• **Written exercise**: Select the lines that contain "with" and copy each of them.

+++++

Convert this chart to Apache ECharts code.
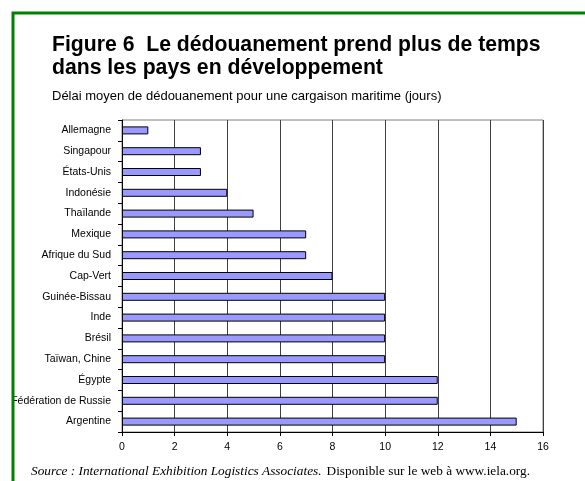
<!DOCTYPE html>
<html>
<head>
    <meta charset="utf-8">
    <title>Figure 6</title>
    <script src="https://cdn.jsdelivr.net/npm/echarts@6/dist/echarts.min.js"></script>
    <style>
        html, body { margin: 0; padding: 0; background: #fff; }
        #chart { width: 585px; height: 481px; }
    </style>
</head>
<body>
    <div id="chart"></div>
    <script>
        // données (jours)
        var pays = ['Allemagne', 'Singapour', 'États-Unis', 'Indonésie', 'Thaïlande', 'Mexique',
            'Afrique du Sud', 'Cap-Vert', 'Guinée-Bissau', 'Inde', 'Brésil', 'Taïwan, Chine',
            'Égypte', 'Fédération de Russie', 'Argentine'];
        var jours = [1, 3, 3, 4, 5, 7, 7, 8, 10, 10, 10, 10, 12, 12, 15];
        var xTicks = [0, 2, 4, 6, 8, 10, 12, 14, 16];

        var chart = echarts.init(document.getElementById('chart'));
        var sans = 'Liberation Sans, Arial, sans-serif';
        var serif = 'Liberation Serif, Times New Roman, serif';

        var option = {
            animation: false,
            backgroundColor: '#fff',
            title: [
                {
                    text: 'Figure 6  Le dédouanement prend plus de temps\ndans les pays en développement',
                    left: 52,
                    top: 34,
                    padding: 0,
                    textStyle: {
                        fontFamily: sans,
                        fontSize: 21.2,
                        fontWeight: 'bold',
                        color: '#000',
                        lineHeight: 23
                    }
                },
                {
                    text: 'Délai moyen de dédouanement pour une cargaison maritime (jours)',
                    left: 52,
                    top: 90,
                    padding: 0,
                    textStyle: {
                        fontFamily: sans,
                        fontSize: 13,
                        fontWeight: 'normal',
                        color: '#000'
                    }
                },
                {
                    text: '{i|Source : International Exhibition Logistics Associates.} {n|Disponible sur le web à www.iela.org.}',
                    left: 31,
                    top: 463,
                    padding: 0,
                    textStyle: {
                        fontWeight: 'normal',
                        rich: {
                            i: { fontFamily: serif, fontStyle: 'italic', fontWeight: 'normal', fontSize: 13.3, color: '#000' },
                            n: { fontFamily: serif, fontWeight: 'normal', fontSize: 13.3, color: '#000' }
                        }
                    }
                }
            ],
            grid: {
                left: 122,
                right: 42,
                top: 120,
                bottom: 49,
                show: true,
                borderColor: '#808080',
                borderWidth: 1
            },
            xAxis: {
                type: 'value',
                min: xTicks[0],
                max: xTicks[xTicks.length - 1],
                interval: 2,
                axisLine: { show: true, lineStyle: { color: '#000' } },
                axisTick: { show: true, length: 4, lineStyle: { color: '#000' } },
                axisLabel: {
                    fontFamily: sans, fontSize: 10.5, color: '#000', margin: 10
                },
                splitLine: { show: true, lineStyle: { color: '#404040', width: 1 } }
            },
            yAxis: {
                type: 'category',
                inverse: true,
                data: pays,
                axisLine: { show: true, lineStyle: { color: '#000' } },
                axisTick: { show: true, length: 4, lineStyle: { color: '#000' } },
                axisLabel: {
                    fontFamily: sans, fontSize: 10.5, color: '#000', margin: 11
                },
                splitLine: { show: false }
            },
            series: [
                {
                    type: 'bar',
                    data: jours,
                    barWidth: 8,
                    itemStyle: {
                        color: '#9999ff',
                        borderColor: '#000',
                        borderWidth: 1
                    }
                }
            ],
            graphic: [
                {
                    type: 'rect',
                    z: 100,
                    shape: { x: 0, y: 0, width: 11, height: 481 },
                    style: { fill: '#fff' }
                },
                {
                    type: 'rect',
                    z: 101,
                    shape: { x: 13, y: 13, width: 700, height: 600 },
                    style: { fill: 'none', stroke: '#008000', lineWidth: 3 }
                }
            ]
        };

        chart.setOption(option);
    </script>
</body>
</html>
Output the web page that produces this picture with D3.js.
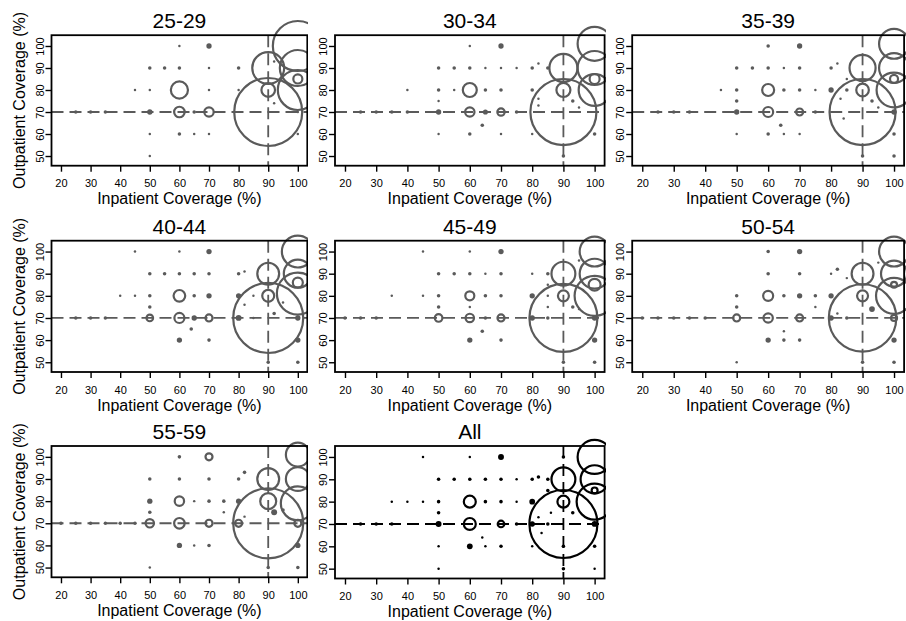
<!DOCTYPE html>
<html>
<head>
<meta charset="utf-8">
<script src="https://cdn.jsdelivr.net/npm/d3@7"></script>
<style>
  body { margin: 0; background: #fff; }
  svg { display: block; font-family: "Liberation Sans", Arial, sans-serif; }
</style>
</head>
<body>
<div id="chart"></div>
<script>
// panel titles, ticks
var titles = ["25-29", "30-34", "35-39", "40-44", "45-49", "50-54", "55-59", "All"];
var xTicks = [20, 30, 40, 50, 60, 70, 80, 90, 100];
var yTicks = [50, 60, 70, 80, 90, 100];

// [inpatient %, outpatient %, share of sites %] per age group
var age25 = [
  [60,100,0.003],[70,100,0.08],
  [50,90,0.02],[55,90,0.02],[60,90,0.02],[70,90,0.003],[80,90,0.02],[92,93,0.003],
  [45,80,0.003],[50,80,0.003],[60,80,1.9],[70,80,0.003],[80,80,0.003],[90,80,1.2],
  [25,70,0.02],[30,70,0.02],[35,70,0.02],[50,70,0.08],[60,70,0.72],[65,70,0.02],[70,70,0.57],[92,74,0.003],[100,70,0.003],
  [50,60,0.003],[60,60,0.02],[65,60,0.003],[70,60,0.003],[100,60,0.003],
  [50,50,0.003],
  [90,70,30],[90,90,6.6],[100,100,16.2],[100,90,8.4],[100,80,10.4],[100,85,0.53]
];
var age30 = [
  [60,100,0.003],[70,100,0.08],
  [50,90,0.02],[55,90,0.02],[60,90,0.02],[65,90,0.003],[70,90,0.003],[75,90,0.003],[80,90,0.02],[82,92,0.003],[85,90,0.02],
  [40,80,0.003],[50,80,0.02],[55,80,0.003],[60,80,1.27],[65,80,0.02],[70,80,0.02],[80,80,0.02],[90,80,1.27],
  [50,75,0.003],[82,76,0.003],[82,73,0.003],[93,75,0.02],[95,72,0.003],
  [25,70,0.02],[30,70,0.02],[35,70,0.02],[40,70,0.02],[50,70,0.08],[60,70,0.57],[65,70,0.07],[70,70,0.35],[75,70,0.02],
  [64,64,0.02],
  [50,60,0.003],[60,60,0.02],[70,60,0.003],[80,60,0.003],[100,60,0.02],
  [90,50,0.02],
  [90,70,28.3],[90,90,5.1],[100,101,7.5],[100,90,7.5],[100,80,6.6],[100,85,0.65]
];
var age35 = [
  [60,100,0.02],[70,100,0.08],
  [50,90,0.02],[55,90,0.02],[60,90,0.02],[65,90,0.003],[70,90,0.02],[80,90,0.02],[82,92,0.003],
  [45,80,0.003],[50,80,0.02],[60,80,0.93],[65,80,0.02],[70,80,0.02],[75,80,0.003],[80,80,0.08],[85,80,0.02],[90,80,1.03],
  [50,75,0.02],[83,76,0.003],[93,75,0.02],[95,72,0.003],[85,85,0.003],[84,67,0.003],
  [25,70,0.02],[30,70,0.02],[35,70,0.02],[50,70,0.08],[60,70,0.65],[70,70,0.32],[75,70,0.02],[100,70,0.08],
  [64,64,0.02],
  [50,60,0.003],[60,60,0.02],[65,60,0.003],[70,60,0.003],[100,60,0.02],
  [90,50,0.02],[100,50,0.02],
  [90,70,28.3],[90,90,4.4],[100,101,5.8],[100,90,5.8],[100,80,7.9],[100,85,0.42]
];
var age40 = [
  [45,100,0.003],[60,100,0.003],[70,100,0.08],
  [50,90,0.02],[55,90,0.02],[60,90,0.02],[65,90,0.02],[70,90,0.02],[80,90,0.02],[82,91,0.003],
  [40,80,0.003],[45,80,0.003],[50,80,0.02],[60,80,0.88],[65,80,0.02],[70,80,0.08],[80,80,0.08],[85,80,0.003],[90,80,0.93],
  [50,75,0.02],[82,76,0.003],[92,72,0.02],[95,77,0.003],
  [25,70,0.02],[30,70,0.02],[35,70,0.02],[50,70,0.28],[60,70,0.65],[65,70,0.08],[70,70,0.32],[80,70,0.1],[85,70,0.003],[100,70,0.08],
  [64,65,0.02],
  [60,60,0.08],[70,60,0.02],[100,60,0.08],
  [90,50,0.02],[100,50,0.02],
  [90,70,31.8],[90,90,3.1],[100,100,6.6],[100,90,5.1],[100,81,11.4],[100,86,0.65]
];
var age45 = [
  [45,100,0.003],[60,100,0.003],[70,100,0.08],
  [50,90,0.02],[55,90,0.02],[60,90,0.02],[65,90,0.003],[70,90,0.02],[80,90,0.003],[85,90,0.02],[95,96,0.003],
  [35,80,0.003],[45,80,0.003],[50,80,0.02],[60,80,0.53],[65,80,0.02],[70,80,0.02],[80,80,0.08],[85,80,0.003],[90,80,0.78],
  [50,75,0.02],[60,75,0.003],[85,75,0.003],[85,85,0.003],[93,75,0.02],[95,74,0.003],
  [20,70,0.02],[25,70,0.02],[30,70,0.02],[50,70,0.37],[60,70,0.46],[65,70,0.02],[70,70,0.32],[80,70,0.08],[85,70,0.02],[100,70,0.08],
  [64,64,0.02],
  [60,60,0.08],[70,60,0.02],[100,60,0.08],
  [90,50,0.02],[100,50,0.02],
  [90,70,30],[90,90,3.7],[100,100,5.8],[100,90,5.8],[100,80,10.4],[100,85,0.93]
];
var age50 = [
  [60,100,0.02],[70,100,0.08],
  [60,90,0.02],[70,90,0.02],[80,90,0.003],[82,92,0.02],[85,88,0.003],[95,95,0.003],
  [50,80,0.02],[60,80,0.65],[65,80,0.02],[70,80,0.08],[75,80,0.02],[80,80,0.08],[90,80,0.78],
  [50,75,0.02],[75,75,0.003],[93,74,0.1],[82,72,0.003],
  [20,70,0.02],[25,70,0.02],[30,70,0.02],[35,70,0.02],[40,70,0.02],[50,70,0.32],[60,70,0.57],[70,70,0.32],[80,70,0.08],[85,70,0.02],[100,70,0.23],
  [65,64,0.003],
  [60,60,0.08],[65,60,0.02],[70,60,0.02],[100,60,0.08],
  [50,50,0.003],[90,50,0.02],[100,50,0.02],
  [90,70,29.5],[90,90,3.1],[100,100,5.8],[100,90,4.4],[100,80,8.4],[100,85,0.23]
];
var age55 = [
  [60,100,0.02],[70,100,0.32],
  [50,90,0.02],[60,90,0.02],[70,90,0.02],[80,90,0.02],[82,93,0.02],
  [50,80,0.08],[60,80,0.57],[65,80,0.003],[70,80,0.02],[75,80,0.02],[80,80,0.08],[90,80,1.66],
  [50,75,0.02],[75,75,0.003],[92,75,0.11],[95,76,0.02],[82,73,0.003],
  [20,70,0.02],[25,70,0.02],[30,70,0.02],[35,70,0.02],[40,70,0.02],[45,70,0.02],[50,70,0.46],[60,70,0.72],[70,70,0.32],[80,70,0.32],[100,70,0.32],
  [60,60,0.08],[65,60,0.003],[70,60,0.02],[100,60,0.08],
  [50,50,0.003],[90,50,0.02],[100,50,0.02],
  [90,70,31.8],[90,90,3.1],[100,101,3.7],[100,90,3.7],[100,79,7.5]
];
var ageAll = [
  [45,100,0.003],[60,100,0.003],[70,100,0.11],[90,100,0.02],
  [50,90,0.02],[55,90,0.02],[60,90,0.02],[65,90,0.02],[70,90,0.02],[75,90,0.003],[80,90,0.02],[82,91,0.02],[85,90,0.02],
  [35,80,0.003],[40,80,0.003],[45,80,0.003],[50,80,0.02],[60,80,0.93],[65,80,0.02],[70,80,0.02],[75,80,0.003],[80,80,0.1],[85,85,0.02],[90,80,0.93],
  [50,75,0.02],[82,73,0.003],[83,66,0.003],[86,75,0.003],[93,75,0.02],
  [25,70,0.02],[30,70,0.02],[35,70,0.02],[50,70,0.11],[60,70,0.93],[70,70,0.28],[75,70,0.02],[80,70,0.08],[85,70,0.02],[100,70,0.1],
  [64,64,0.003],
  [50,60,0.003],[60,60,0.1],[65,60,0.003],[70,60,0.02],[80,60,0.003],[90,60,0.02],[100,60,0.02],
  [50,50,0.003],[90,50,0.02],[100,50,0.003],
  [90,70,30],[90,90,3.7],[100,100,7.5],[100,90,5.1],[100,80,8.4],[100,85,0.23]
];
var panelData = [age25, age30, age35, age40, age45, age50, age55, ageAll];

var width = 906, height = 621;
// plot boxes per column / row (the three columns were pasted side by side)
var colBox = [[51.5, 307.3], [335, 604.6], [632.2, 904.1]];
var colClip = [[0, 308], [308, 606], [606, 906]];
var rowBox = [[35.2, 165.7], [240.7, 372], [446, 577.3]];

var r = d3.scaleSqrt().domain([0, 30]).range([0, 34]);
var lw = 2.2;

var svg = d3.select("#chart").append("svg")
  .attr("width", width)
  .attr("height", height);

var defs = svg.append("defs");
colClip.forEach(function (c, i) {
  defs.append("clipPath").attr("id", "clip" + i)
    .append("rect")
    .attr("x", c[0]).attr("y", 0)
    .attr("width", c[1] - c[0]).attr("height", height);
});

titles.forEach(function (title, i) {
  var col = i % 3, row = Math.floor(i / 3);
  var isAll = title === "All";
  var yb = [rowBox[row][0], isAll ? 578.5 : rowBox[row][1]];
  var color = isAll ? "#000" : "#5a5a5a";

  var x = d3.scaleLinear().domain([16.8, 103.2]).range(colBox[col]);
  var y = d3.scaleLinear().domain([45.6, 104.9]).range([yb[1], yb[0]]);

  var g = svg.append("g").attr("clip-path", "url(#clip" + col + ")");

  // reference lines at 90% inpatient / 70% outpatient
  g.append("line")
    .attr("x1", x(16.8)).attr("x2", x(103.2))
    .attr("y1", y(70)).attr("y2", y(70))
    .attr("stroke", color).attr("stroke-width", 1.8)
    .attr("stroke-dasharray", "12,6");
  g.append("line")
    .attr("x1", x(90)).attr("x2", x(90))
    .attr("y1", y(104.9)).attr("y2", y(45.6))
    .attr("stroke", color).attr("stroke-width", 1.8)
    .attr("stroke-dasharray", "12,6");

  // circles; the small ones come out as solid dots, as in the thick-lined original
  g.selectAll("circle.pt")
    .data(panelData[i])
    .enter().append("circle")
    .attr("class", "pt")
    .attr("cx", function (d) { return x(d[0]); })
    .attr("cy", function (d) { return y(d[1]); })
    .attr("r", function (d) { var rr = r(d[2]); return rr < lw ? rr + 0.9 : rr; })
    .attr("fill", function (d) { return r(d[2]) < lw ? color : "none"; })
    .attr("stroke", function (d) { return r(d[2]) < lw ? "none" : color; })
    .attr("stroke-width", lw);

  // frame
  g.append("rect")
    .attr("x", x(16.8)).attr("y", y(104.9))
    .attr("width", x(103.2) - x(16.8))
    .attr("height", y(45.6) - y(104.9))
    .attr("fill", "none").attr("stroke", "#000").attr("stroke-width", 1.8);

  var xAxis = d3.axisBottom(x).tickValues(xTicks).tickSize(6).tickPadding(8);
  var gx = g.append("g")
    .attr("transform", "translate(0," + yb[1] + ")")
    .call(xAxis);
  gx.attr("font-family", null);
  gx.select(".domain").remove();
  gx.selectAll("line").attr("stroke", "#000").attr("stroke-width", 1.4);
  gx.selectAll("text").attr("font-size", 11).attr("fill", "#000");

  var yAxis = d3.axisLeft(y).tickValues(yTicks).tickSize(6);
  var gy = g.append("g")
    .attr("transform", "translate(" + x(16.8) + ",0)")
    .call(yAxis);
  gy.attr("font-family", null);
  gy.select(".domain").remove();
  gy.selectAll("line").attr("stroke", "#000").attr("stroke-width", 1.4);
  gy.selectAll("text")
    .attr("font-size", 11).attr("fill", "#000")
    .attr("transform", "rotate(-90)")
    .attr("x", 0).attr("y", -8).attr("dy", 0)
    .attr("text-anchor", "middle");

  g.append("text")
    .attr("x", (x(16.8) + x(103.2)) / 2)
    .attr("y", yb[0] - 7)
    .attr("text-anchor", "middle")
    .attr("font-size", 21)
    .text(title);

  g.append("text")
    .attr("x", (x(16.8) + x(103.2)) / 2)
    .attr("y", yb[1] + 38.5)
    .attr("text-anchor", "middle")
    .attr("font-size", 16)
    .text("Inpatient Coverage (%)");

  if (col === 0) {
    var cy = (yb[0] + yb[1]) / 2;
    g.append("text")
      .attr("transform", "translate(25," + cy + ") rotate(-90)")
      .attr("text-anchor", "middle")
      .attr("font-size", 16)
      .text("Outpatient Coverage (%)");
  }
});
</script>
</body>
</html>
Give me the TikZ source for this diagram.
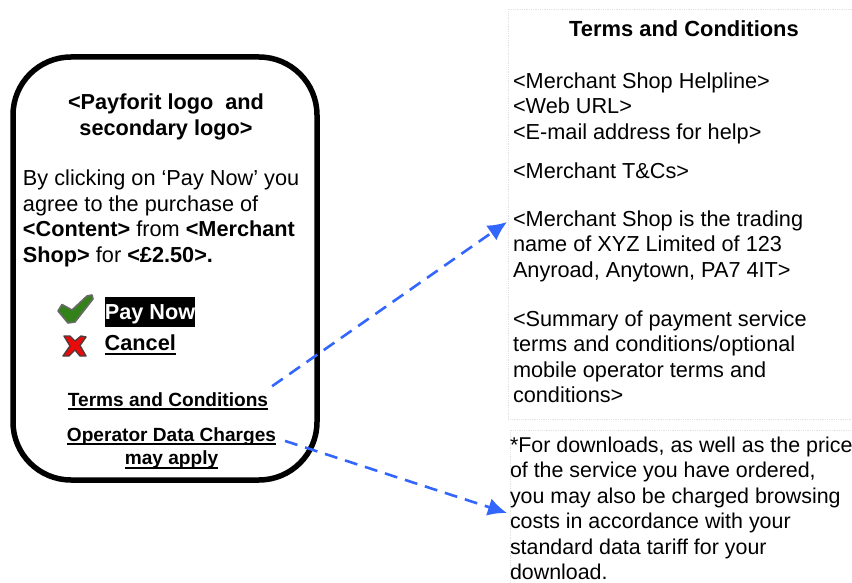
\documentclass[tikz,border=0pt]{standalone}
\usepackage{fontspec}
\setmainfont{Liberation Sans}
\usetikzlibrary{arrows.meta}
\definecolor{linkblue}{RGB}{51,102,255}
\definecolor{panelline}{RGB}{225,225,225}
\definecolor{checkgreen}{RGB}{50,130,25}
\definecolor{checkedge}{RGB}{105,105,105}
\definecolor{crossred}{RGB}{235,10,10}
\definecolor{crossedge}{RGB}{80,60,60}
\tikzset{
  x=1pt,y=-1pt,
  txt/.style={inner sep=0pt,outer sep=0pt,font=\fontsize{21.7}{25.5}\selectfont,align=left,anchor=north west},
  txtc/.style={txt,align=center,anchor=north},
  smallb/.style={inner sep=0pt,outer sep=0pt,font=\fontsize{19.1}{23.5}\selectfont\bfseries,align=center},
  panel/.style={draw=panelline,densely dotted,line width=.8pt,inner sep=0pt,anchor=north west},
  conn/.style={draw=linkblue,line width=2.6pt,dash pattern=on 13pt off 8pt,-{Latex[length=19pt,width=18pt]}},
}
\newcommand{\ul}[1]{\leavevmode\vtop{\setbox0\hbox{#1}\dp0=0pt\box0\kern2.2pt\hrule height 2pt}}
\begin{document}
\begin{tikzpicture}
\useasboundingbox (0,0) rectangle (852,583);
% phone
\node[draw=black,line width=5.5pt,rounded corners=58pt,minimum width=304pt,minimum height=423pt,inner sep=0pt] (phone) at (165,268.5) {};
\node[txtc,font=\fontsize{21.7}{25.5}\selectfont\bfseries] (logo) at (166,94) {<Payforit logo\ \ and\\secondary logo>};
\node[txt] (body) at (23,170) {By clicking on ‘Pay Now’ you\\agree to the purchase of\\\textbf{<Content>} from \textbf{<Merchant}\\\textbf{Shop>} for \textbf{<£2.50>.}};
% buttons
\node[fill=black,inner sep=0pt,minimum width=90pt,minimum height=30pt] (pay) at (150,312) {};
\node[text=white,font=\fontsize{21.7}{24}\selectfont\bfseries,inner sep=0pt] (paytext) at (150,314) {Pay Now};
\node[font=\fontsize{21.7}{24}\selectfont\bfseries,inner sep=0pt,anchor=base west] (cancel) at (104.5,350.5) {\ul{Cancel}};
% check
\fill[checkgreen,draw=checkedge,line width=1.6pt,line join=round] (58,311) -- (62,304.5) -- (72,310) -- (87,296) -- (92,295) -- (93,299) -- (75,322) -- (68,323) -- cycle;
% cross
\fill[crossred,draw=crossedge,line width=1.4pt,line join=round] (64,336) -- (70,336) -- (75,341) -- (81,336) -- (86,337) -- (80,345.5) -- (86,356) -- (80,356) -- (75,350) -- (69,356) -- (63,356) -- (70,346) -- cycle;
% links
\node[smallb,anchor=base] (terms) at (168,406) {\ul{Terms and Conditions}};
\node[smallb,anchor=base] (oper) at (171.5,464.5) {\ul{Operator Data Charges}\\\ul{may apply}};
% panels
\node[panel,minimum width=344pt,minimum height=410pt] (p1) at (508,9) {};
\node[panel,minimum width=342pt,minimum height=153pt] (p2) at (510,430) {};
\node[txtc,font=\fontsize{21.9}{25.5}\selectfont\bfseries] (ptitle) at (684,21) {Terms and Conditions};
\node[txt] (help) at (513,72.7) {<Merchant Shop Helpline>\\<Web URL>\\<E-mail address for help>};
\node[txt] (tcs) at (513,162.7) {<Merchant T\&Cs>};
\node[txt] (trading) at (513,210.7) {<Merchant Shop is the trading\\name of XYZ Limited of 123\\Anyroad, Anytown, PA7 4IT>};
\node[txt] (summary) at (513,310.7) {<Summary of payment service\\terms and conditions/optional\\mobile operator terms and\\conditions>};
\node[txt,font=\fontsize{21.4}{25.5}\selectfont] (down) at (510,436.6) {*For downloads, as well as the price\\of the service you have ordered,\\you may also be charged browsing\\costs in accordance with your\\standard data tariff for your\\download.};
% connectors
\coordinate (t1) at (507,222);
\coordinate (t2) at (507,513);
\path (terms.east) ++(4,-15) coordinate (s1);
\path (oper.east) ++(9,-7) coordinate (s2);
\draw[conn] (s1) -- (t1);
\draw[conn] (s2) -- (t2);
\end{tikzpicture}
\end{document}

+++++

• **Written response**:
Output the web page that produces this picture with D3.js.
\node[txt,font=\fontsize{21.4}{25.5}\selectfont] (down) at (510,436.6) {*For downloads, as well as the price\\of the service you have ordered,\\you may also be charged browsing\\costs in accordance with your\\standard data tariff for your\\download.};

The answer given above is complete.